Born to swim, bike and run


The Mirror

Neon swim caps and rows and rows of bikes littered Steel Lake Park Sunday on a cold and hazy morning. And with a fog raising off of the water, nearly 600 women methodically jumped one-after-another into the lake starting bright and early at 7 a.m., kicking off the first leg of the inaugural Reebok Women’s Triathlon.

The race, which was part of a series of events in its second season, was the third stop on the Reebok circuit. Triathlons have taken place in St. Petersburg, Fla. and Chicago. The fourth race will be contested next month in San Diego.

“This is a nice thing,” said Maple Valley resident Stephanie Whiting, who was at Steel Lake Park watching several friends run the race. “They really did a good job setting this up. It’s seems very well organized.”

Whiting was actually set to compete in the Reebok triathlon until she broke her left leg a week ago pulling her bike out of her car. So she was just like the hundreds of other husbands, mothers, fathers and friends who lined the course around Federal Way offering support.

“This was going to be my second one,” said Whiting, who ran the Danskin Triathlon earlier this summer in Seattle. “The Danskin is huge and very well organized. This one seems to be the same way. Next year I’m excited to compete.”

The Reebok race, unlike a lot of the bigger triathlons around the country, also got rave reviews from fans and participants because it featured one venue that was able to house transition areas for all three events — swim, bike and run — along with the finish line.

Sunday’s race was the first in a two-year commitment between Reebok and the city of Federal Way. The city spent $20,000 on the triathlon with the money coming out of their 1 percent lodging tax, which is charged at local hotels.

“In general, I thought that people were real positive about it,” said Patrick Doherty, the deputy director of commmunity development for economic development with the city.
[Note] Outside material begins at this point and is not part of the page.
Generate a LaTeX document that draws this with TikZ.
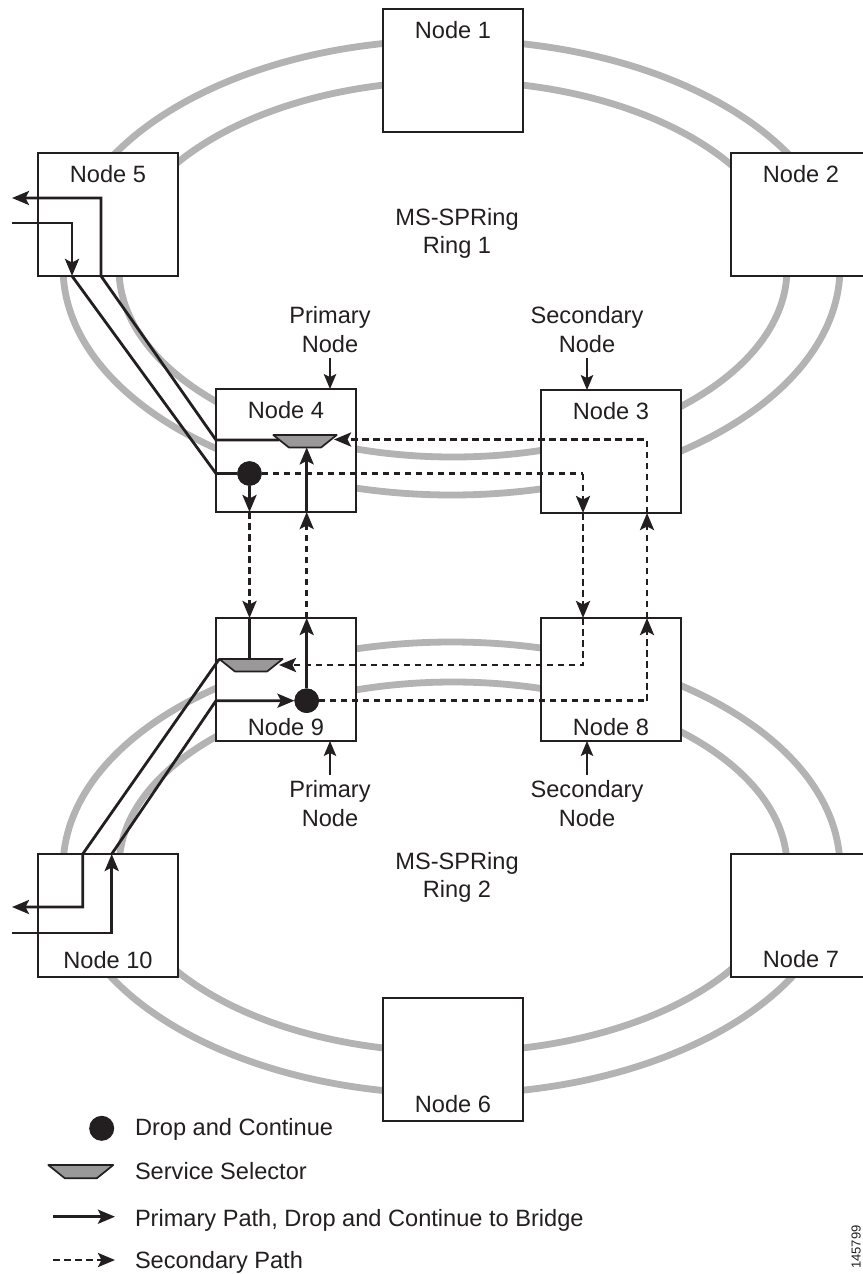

The most impressive performance of the day was turned in by one of the most impressive triathletes in the world. Organizers of the race flew in 2000 Olympic silver medalist Michellie Jones, a native Australian who now lives in California. And she didn’t disappoint.

Jones finished the course in 1 hour, 11:58 — six minutes ahead of the second-place runner Amity Hall from New York. Jones had the best time in each of the three disciplines of the triathlon, which included a .46-mile swim, 12-mile bike and a four-mile run.

“It was a tough little course,” Jones said after the race. “If it hadn’t been so wet it would have been easier.”

But the wetness could have been a lot worse. The rain, which fell in buckets Saturday night, never materialized Sunday during the race. It was a little bit on the chilly side, especially for Jones.

“The lake was warmer than the air temperature,” she said with a laugh.

Federal Way’s Julie Mcgaw was also impressive Sunday morning. The 26-year-old Federal Way High School graduate ended up in eighth place overall and first in her age group in a time of 1:27.37. Patricia Johnson, a 72-year-old Redondo resident, finished 229th out of 381 women in the Sprint category in 1:58.26. Johnson was the oldest participant in the race. The youngest racers were a pair of 10 year olds — Kayleigh Hanrahan and Alexandria Ellis.

Gig Harbor’s Stacy Morgen-Demer, who was participating in her first triathlon after suffering from a rare heart condition called transposition of the great vessels, accomplished her goal of finishing the race in under 1 hour and 50 minutes. The 28-year-old, who the Mirror wrote about in its Sept. 11 issue, completed the SuperSprint in 1:49.23. The Super Sprint included a .23-mile swim, an 8-mile bike and a 2.1-mile run.

“With 37 seconds to spare,” she said.